Thursday, April 4, 2013

Regexp for matching text within parentheses, brackets, quotes, etc.

    Sometimes we want to find some text that is placed within (...), "...", '...', [...], etc., but we do not want to include delimiters. It can be achieved by means of the look-behind regexp expression.

Let's take the following text as our example:
(leak from java heap) sucks ( rocks!)
We are interested in:
leak from java heap rocks!
People usually propose a simple regexp:
\(.+?\)
1. ( and ) must be escaped with \ because they have special meaning in regexp.
2. The reluctant operator +? is used rather than greedy operator * because we are interested in the smallest possible matching.

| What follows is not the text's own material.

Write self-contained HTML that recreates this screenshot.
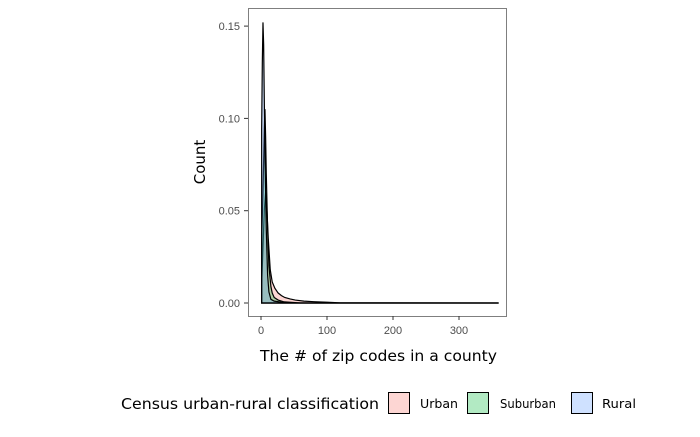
<!DOCTYPE html>
<html><head><meta charset="utf-8"><style>
body{margin:0;background:#fff;font-family:"Liberation Sans",sans-serif}
.dv{font-family:"DejaVu Sans","Liberation Sans",sans-serif}
</style></head><body>
<svg id="c" width="700" height="432" xmlns="http://www.w3.org/2000/svg">
<rect x="248.5" y="8.5" width="258" height="308" fill="#fff" stroke="#7f7f7f"/>
<g id="marks"></g>
<g id="axes" font-size="11" fill="#4d4d4d"></g>
<text class="dv" x="260" y="361" font-size="15" textLength="237" lengthAdjust="spacingAndGlyphs" fill="#000">The # of zip codes in a county</text>
<text class="dv" transform="translate(205,162) rotate(-90)" text-anchor="middle" font-size="15" fill="#000">Count</text>
<g>
<text class="dv" x="121" y="409" font-size="15" textLength="258" lengthAdjust="spacingAndGlyphs" fill="#000">Census urban-rural classification</text>
<g><rect x="388.5" y="392.5" width="21" height="21" fill="rgba(248,118,109,0.3)" stroke="#000"/><text class="dv" x="420" y="408" font-size="12" textLength="38" lengthAdjust="spacingAndGlyphs">Urban</text></g>
<g><rect x="467.5" y="392.5" width="21" height="21" fill="rgba(0,186,56,0.3)" stroke="#000"/><text class="dv" x="500" y="408" font-size="12" textLength="56" lengthAdjust="spacingAndGlyphs">Suburban</text></g>
<g><rect x="571.5" y="392.5" width="21" height="21" fill="rgba(97,156,255,0.3)" stroke="#000"/><text class="dv" x="602" y="408" font-size="12" textLength="34" lengthAdjust="spacingAndGlyphs">Rural</text></g>
</g>
</svg>
<script>
const xTicks=[0,100,200,300];
const yTicks=[0,0.05,0.10,0.15];
const yTickLabels=["0.00","0.05","0.10","0.15"];
const urbanX=[1,3,5,7,9,11,14,17,21,26,31,36,44,52,65,80,100,120,360];
const urbanY=[0.01,0.03,0.05,0.06,0.05,0.035,0.018,0.0114,0.008,0.0054,0.004,0.003,0.0022,0.0016,0.001,0.0007,0.0004,0.0001,0];
const suburbanX=[1,3,5,6,7,8,10,12,15,17,20,26,35,60,100,360];
const suburbanY=[0.034,0.06,0.095,0.105,0.09,0.07,0.04,0.02,0.009,0.0054,0.003,0.0016,0.0006,0,0,0];
const ruralX=[1,2,3,4,5,6,8,10,12,15,20,30,50,100,360];
const ruralY=[0.094,0.13,0.152,0.14,0.11,0.08,0.04,0.015,0.006,0.002,0.001,0.0005,0,0,0];
const sx=v=>261+v*0.66;
const sy=v=>303-v*1846;
const NS="http://www.w3.org/2000/svg";
const marks=document.getElementById('marks'),axes=document.getElementById('axes');
function series(xs,ys,fill,name){
  let d=`M${sx(xs[0])},${sy(0)}`;
  xs.forEach((x,i)=>d+=`L${sx(x)},${sy(ys[i])}`);
  d+=`L${sx(xs[xs.length-1])},${sy(0)}Z`;
  const p=document.createElementNS(NS,'path');
  p.setAttribute('d',d);p.setAttribute('fill',fill);p.setAttribute('stroke','#000');p.setAttribute('stroke-width','1.2');
  
  
  marks.appendChild(p);
}
series(urbanX,urbanY,'rgba(248,118,109,0.3)','density-urban');
series(suburbanX,suburbanY,'rgba(0,186,56,0.3)','density-suburban');
series(ruralX,ruralY,'rgba(97,156,255,0.3)','density-rural');
xTicks.forEach(t=>{
  const l=document.createElementNS(NS,'line');
  l.setAttribute('x1',sx(t));l.setAttribute('x2',sx(t));l.setAttribute('y1',316);l.setAttribute('y2',320);l.setAttribute('stroke','#333');
  
  
  axes.appendChild(l);
  const tx=document.createElementNS(NS,'text');
  tx.setAttribute('x',sx(t));tx.setAttribute('y',334);tx.setAttribute('text-anchor','middle');tx.textContent=t;
  
  
  axes.appendChild(tx);
});
yTicks.forEach((t,i)=>{
  const l=document.createElementNS(NS,'line');
  l.setAttribute('x1',244);l.setAttribute('x2',248);l.setAttribute('y1',sy(t));l.setAttribute('y2',sy(t));l.setAttribute('stroke','#333');
  
  
  axes.appendChild(l);
  const tx=document.createElementNS(NS,'text');
  tx.setAttribute('x',240);tx.setAttribute('y',sy(t)+4);tx.setAttribute('text-anchor','end');tx.textContent=yTickLabels[i];
  
  
  axes.appendChild(tx);
});
</script>
</body></html>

However, the proposed regexp returns:
(leak from java heap)( rocks!)
and we do not want to include ( ). We want to get rid of that ugly ( ) in one regexp pass. It can be done with look-behind operator. As it states, the operator just examines the predecessor of our target, but do not include it into the matching [info]:

(?<=\()[\w\s!]+

It says: 
Find ( [do not include it] and go through next signs until you encounter something different than \w \s and !. ( can be replaced with desired delimiter.

Now, let's try a more difficult example - I had to deal with it at my work. I had to replace whitespaces within '...' with _.

Finding the whitespaces within '...':

(?<='[\w\s]{0,100})\s

It says:
Find ', continue with \w and \s [do not include them] and when you find \s - return it.
  
{0,100} is used because Java does not support +? or * in look-behind operator. Using them resulted in:
"Look-behind operator does not have an obvious maximum length".